Mikkelson plays Overgard, a researcher/explorer whose tiny orange-and-white plane crashed in a frozen wasteland. Resourceful, he’s been living in the cabin of that plane for weeks, if not months, sustained by raw fish that he’s pulled from beneath the ice.

Our first sight of him is trudging around, digging, scraping, grunting and clearing a series of paths in the snow; they turns out to form a large, black SOS sign in the white tundra, hopefully visible from the sky above. In addition to that, he spends hours manually cranking a transmitter, signaling for rescue.

When a helicopter hovers nearby, Overgard is ecstatic – until the ferociously howling polar wind causes it to crash. The only survivor is a badly injured woman (Icelandic actress Maria Thelma Smaradottir), the co-pilot whom Overgard is determined to save.

She’s in a state of shock, so Overgard scavenges what he can – a functional cigarette lighter, camper stove, instant ramen, maps and flares – then carries her to his makeshift shelter, where he capably closes a bleeding gash in her belly with a staple gun.

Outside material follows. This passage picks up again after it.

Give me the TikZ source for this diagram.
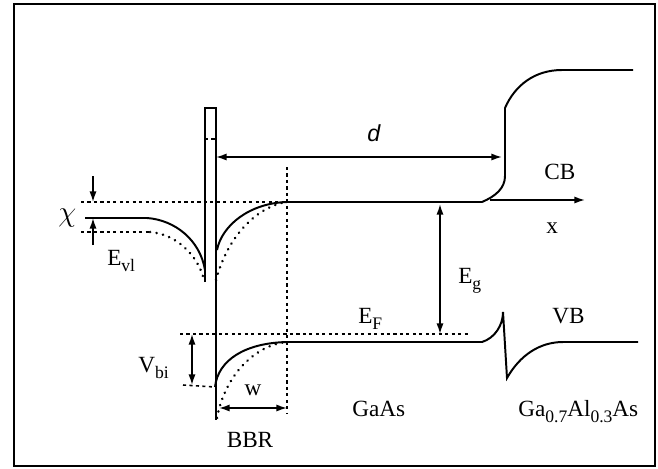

Soon, Overgard realizes that cautiously remaining in his downed plane is futile, so he uses a sled to courageously transport the comatose woman across the vast wilderness, seeking refuge in a cave or quickly constructed igloo. It’s an arduous, perilous trek.

A prowling polar bear is a continuous adversary, first stealing stoic Overgard’s stash of arctic trout, then threatening their lives.

Shot in Iceland, it’s co-scripted by film editor Ryan Morrison and Brazilian-born director Joe Penna with spectacular cinematography by Tomas Orn Tomasson – and, perhaps, it can trace its ancestry to J.C. Chandor’s 2013 “All is Lost,” starring Robert Redford.